Minnesota Twitter swung into action. People joked. People fretted about the little pig's welfare and invoked the ghosts of Pig's Eye and debated whether ancient state law really requires the commissioner of agriculture to lead the hunt any for feral hogs spotted within the Twin Cities. Then, before people could even come up with a decent hashtag, the little pig waddled happily back home, replaced on the timeline by something else cute or odd or interesting or infuriating.

It was a great day on Twitter. Maybe one of the last.

Or maybe just another weird day on Twitter. With Twitter, it's hard to tell.

Twitter moved on from Rue the mini pig of St. Paul. Midterm results were still rolling in.

It was the 47th anniversary of the sinking of the Edmund Fitzgerald and if you knew who to follow, the names of her crew scrolled across the timeline one after the other. Twitter remembered. Then immediately pivoted to a photo of a serenely pregnant guinea pig getting an ultrasound.

The social media platform that day, like every day, whip-lashed from jokes to rants to breaking news updates about the Russian retreat in Ukraine. In Canada, Gurdeep Pradash danced bhangra across the Yukon snow just to make you smile.

Then a verified Chiquita Banana account tweeted that the company had just overthrown the government of Brazil.

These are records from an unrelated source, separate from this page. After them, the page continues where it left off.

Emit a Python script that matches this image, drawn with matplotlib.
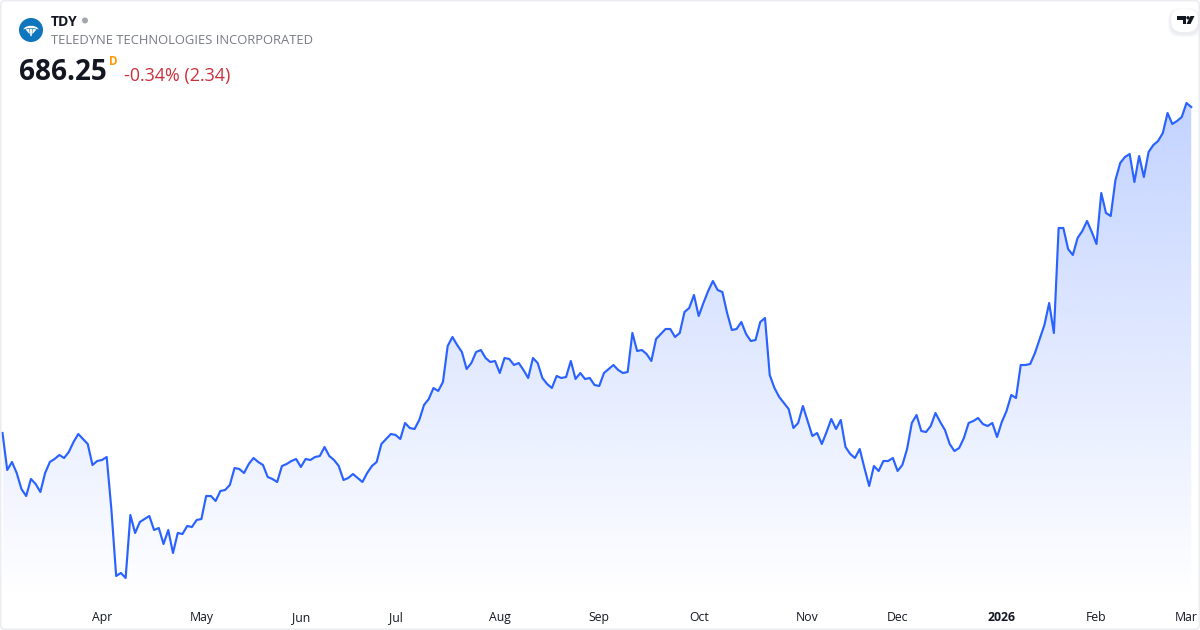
import matplotlib
matplotlib.use("Agg")

import numpy as np
import matplotlib.pyplot as plt
from matplotlib.patches import Circle, FancyBboxPatch, Polygon

plt.rcParams["font.family"] = ["Open Sans", "Noto Sans", "DejaVu Sans"]

# -----------------------------
# DATA (no price axis in the picture, scale anchored on the last close)
# -----------------------------

close = [
    523.25, 504.75, 508.75, 503.25, 495.25, 491.75, 500.25, 497.75, 493.75, 503.25,
    508.75, 510.25, 512.25, 510.75, 513.75, 518.75, 522.75, 520.25, 517.75, 507.25,
    509.25, 509.75, 511.25, 484.75, 451.75, 453.25, 450.75, 482.25, 473.25, 478.75,
    480.25, 481.75, 474.75, 475.75, 467.75, 474.75, 463.25, 473.25, 472.75, 476.75,
    476.25, 479.75, 480.25, 491.75, 491.75, 489.25, 494.25, 494.75, 497.25, 505.75,
    505.25, 503.25, 507.75, 510.75, 508.75, 507.25, 501.25, 500.25, 498.75, 506.75,
    507.75, 509.25, 510.25, 506.25, 510.25, 509.75, 511.25, 511.75, 516.25, 511.75,
    509.75, 506.75, 499.75, 500.75, 502.75, 500.75, 498.75, 503.25, 506.75, 508.75,
    517.75, 520.25, 522.75, 522.25, 520.25, 528.25, 525.75, 525.25, 529.75, 537.25,
    540.25, 545.75, 544.25, 548.75, 566.75, 571.25, 567.25, 563.75, 555.25, 558.25,
    563.75, 564.75, 560.75, 558.75, 559.25, 553.25, 560.75, 560.25, 557.25, 558.25,
    554.75, 550.75, 560.75, 558.25, 550.75, 547.75, 545.75, 551.75, 550.75, 551.25,
    559.25, 550.25, 553.25, 550.25, 550.75, 547.25, 546.75, 553.25, 555.25, 557.25,
    554.75, 553.25, 553.75, 573.25, 564.25, 564.75, 562.75, 559.25, 570.25, 572.75,
    575.25, 575.25, 571.25, 573.25, 583.75, 585.75, 592.25, 581.75, 588.25, 594.25,
    599.25, 594.75, 593.75, 583.25, 574.75, 575.25, 578.75, 572.75, 569.25, 569.75,
    578.75, 580.75, 552.25, 545.75, 541.25, 538.25, 535.25, 525.75, 528.25, 536.75,
    529.25, 521.75, 523.25, 517.75, 523.75, 530.25, 525.25, 529.75, 516.25, 512.75,
    510.75, 515.25, 505.75, 496.75, 506.75, 504.25, 509.25, 509.25, 510.75, 504.25,
    507.25, 515.25, 528.25, 532.25, 524.25, 523.75, 526.75, 533.25, 528.75, 524.75,
    517.75, 514.25, 515.75, 520.75, 528.25, 529.25, 530.75, 527.75, 526.75, 528.25,
    521.25, 528.75, 534.25, 542.25, 540.75, 557.25, 557.25, 557.75, 563.25, 570.25,
    577.25, 588.25, 573.25, 625.75, 625.75, 615.25, 612.25, 620.75, 624.25, 629.25,
    623.75, 617.75, 643.25, 633.25, 631.75, 649.75, 658.25, 661.25, 662.75, 648.75,
    661.75, 651.25, 663.75, 667.25, 669.25, 673.25, 683.25, 677.75, 679.25, 681.25,
    688.25, 686.25,
]

tick_pos = [21, 42, 63, 83, 105, 126, 147, 170, 189, 211, 231, 250]
tick_labels = ["Apr", "May", "Jun", "Jul", "Aug", "Sep", "Oct", "Nov", "Dec", "2026", "Feb", "Mar"]

LINE = "#2962ff"
TEXT = "#131722"
GRAY = "#787b86"

W, H = 1200, 630
PANE_H = 600

days = np.arange(len(close))
close = np.array(close)

fig = plt.figure(figsize=(W / 100, H / 100), dpi=100, facecolor="white")

# -----------------------------
# CHART
# -----------------------------

ax = fig.add_axes([0, (H - PANE_H) / H, 1, PANE_H / H])
ax.set_facecolor("none")
for s in ax.spines.values():
    s.set_visible(False)

ax.set_yticks([])
ax.set_xticks(tick_pos, tick_labels)
ax.tick_params(axis="x", length=0, pad=15, labelsize=8.8, labelcolor=TEXT)
for lab in ax.get_xticklabels():
    lab.set_verticalalignment("baseline")
ax.get_xticklabels()[9].set_fontweight("bold")

# gradient under the line
area = ax.fill_between(days, close, 439.75, color="none", linewidth=0)
rgba = np.zeros((256, 1, 4))
rgba[..., 0] = 41 / 255
rgba[..., 1] = 98 / 255
rgba[..., 2] = 1.0
rgba[..., 3] = np.linspace(0.28, 0.0, 256)[:, None]
im = ax.imshow(
    rgba,
    extent=[0, len(close) - 1, 439.75, close.max()],
    aspect="auto",
    origin="upper",
    interpolation="bilinear",
)
im.set_clip_path(area.get_paths()[0], transform=ax.transData)
ax.set_xlim(-2.5 / 4.736, (W - 2.5) / 4.736)
ax.set_ylim(439.75, 739.75)

ax.plot(days, close, color=LINE, linewidth=1.55, solid_joinstyle="round")

# -----------------------------
# HEADER, LOGOS, FRAME (pixel coordinates)
# -----------------------------

top = fig.add_axes([0, 0, 1, 1], zorder=5)
top.set_xlim(0, W)
top.set_ylim(H, 0)
top.axis("off")
top.patch.set_alpha(0)

top.add_patch(FancyBboxPatch(
    (0.8, 0.8), W - 1.6, H - 1.6,
    boxstyle="round,pad=0,rounding_size=4",
    facecolor="none", edgecolor="#e9ebf0", linewidth=1.0
))

# logo: blue disc with white fan
top.add_patch(Circle((31, 30), 12, facecolor="#0f75bc", edgecolor="none"))
top.add_patch(Polygon(
    [(23, 29.5), (25.5, 27), (29, 25.8), (33, 25.8), (36.5, 27), (39, 29.5), (34.5, 28.3), (27.5, 28.3)],
    closed=True, facecolor="white", edgecolor="none"
))
top.add_patch(Polygon(
    [(25.5, 29.3), (29.3, 29), (29.8, 34), (28.5, 33)],
    closed=True, facecolor="white", edgecolor="none"
))
top.add_patch(Polygon(
    [(30, 29), (32, 29), (31.8, 35.5), (31, 36.5), (30.2, 35.5)],
    closed=True, facecolor="white", edgecolor="none"
))
top.add_patch(Polygon(
    [(36.5, 29.3), (32.7, 29), (32.2, 34), (33.5, 33)],
    closed=True, facecolor="white", edgecolor="none"
))

top.text(51, 21.5, "TDY", fontsize=10, fontweight="bold", color=TEXT, va="center", ha="left")
top.add_patch(Circle((85, 20.5), 3, facecolor="#a3a6af", edgecolor="none"))
top.text(51, 41, "TELEDYNE TECHNOLOGIES INCORPORATED", fontsize=9.35, color=GRAY,
         va="center", ha="left")
top.text(19, 72, "686.25", fontsize=20.1, fontweight="bold", color=TEXT, va="center", ha="left")
top.text(109, 61.5, "D", fontsize=8.5, fontweight="bold", color="#ff9800", va="center", ha="left")
top.text(124, 75.5, "-0.34% (2.34)", fontsize=12.9, color="#cc2f3c", va="center", ha="left")

# tradingview badge with soft shadow
for grow, shade in [(3, 0.25), (2, 0.35), (1, 0.5)]:
    top.add_patch(FancyBboxPatch(
        (1171 - grow, 10 - grow + 1), 27 + 2 * grow, 23 + 2 * grow,
        boxstyle="round,pad=0,rounding_size=12",
        facecolor="#e6e8ed", edgecolor="none", alpha=shade
    ))
top.add_patch(FancyBboxPatch(
    (1171, 9), 27, 23,
    boxstyle="round,pad=0,rounding_size=11",
    facecolor="white", edgecolor="none"
))
top.add_patch(Polygon(
    [(1177, 16), (1186, 16), (1186, 24), (1182.5, 24), (1182.5, 19.5), (1177, 19.5)],
    closed=True, facecolor=TEXT, edgecolor="none"
))
top.add_patch(Circle((1188, 17.8), 1.7, facecolor=TEXT, edgecolor="none"))
top.add_patch(Polygon(
    [(1190.5, 16), (1194.5, 16), (1190.5, 24), (1186.5, 24)],
    closed=True, facecolor=TEXT, edgecolor="none"
))

fig.savefig("out.png", dpi=100, facecolor="white")
plt.close(fig)
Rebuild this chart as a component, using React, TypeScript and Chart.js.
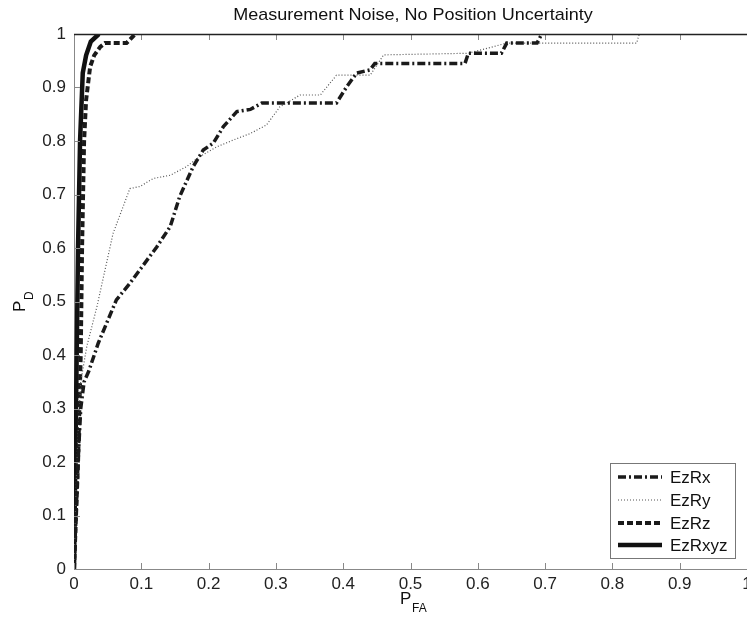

It's been two weeks since Elon Musk paid $44 billion for Twitter, for some reason.

It's not going great for him.

Other real-looking fake tweets popped up like mushrooms, all bearing the blue check mark that used to signify the person tweeting is who they claim to be. Until Musk decided to sell validation for $7.99 a month.

Worthless blue checks swirled across the timeline like confetti. "Nintendo" posted a picture of Mario flipping Twitter the bird. American Girl dolls broke the news that Felicity owned slaves. The pope was selling indulgences. The U.S. Department of Education was re-canceling student loan debt.

Eli Lilly's stock nosedived after a fake-but-verified account said insulin would be free now. The hoax was cruel, but not as cruel as the price Eli Lilly charges for insulin.

Musk played whack-a-mole with ersatz Elon accounts that figured eight bucks is a small price to pay to give a billionaire buyer's remorse.

Two weeks after he bought the company, alienated its advertisers, insulted its users, damaged its brand, and fired half the workforce by email — Musk announced that Twitter was on the brink of bankruptcy.

Before Twitter collapses like a heap of flaming garbage; a benediction.

Twitter can be a hellscape of misinformation and disinformation and hate; populated by trolls and mean roving mobs.

Maybe one in every five Americans regularly visit the site, and more power to you if you don't. Nobody needs to know this many memes.

But I've been on Twitter for more than a decade and I've loved it more than I've hated it.

It's a place to wander, listening to your neighbors talk about joy and frustration and yard work and school board elections and the cool cloud they just saw.

You can surround yourself with a cozy echo chamber of people who think like you think. But new voices and new ideas will break through. Political commentary from high schoolers. History lessons from the reservation. A dairy farmer in tears. Scientists. Poets. Clergy. The excellence that is Black Twitter.

Twitter gave us The Dress. The MPR raccoon. It blessed us with 30 to 50 feral hogs. A large boulder the size of a small boulder.

At the end of every summer, I live-tweet the Minnesota State Fair, moseying from 4-H bunny to 4-H bunny, zooming in on the gar in the DNR pond, scoping out the lines for the giant slide. Anyone who can't make it to the fairgrounds that day is welcome to follow along.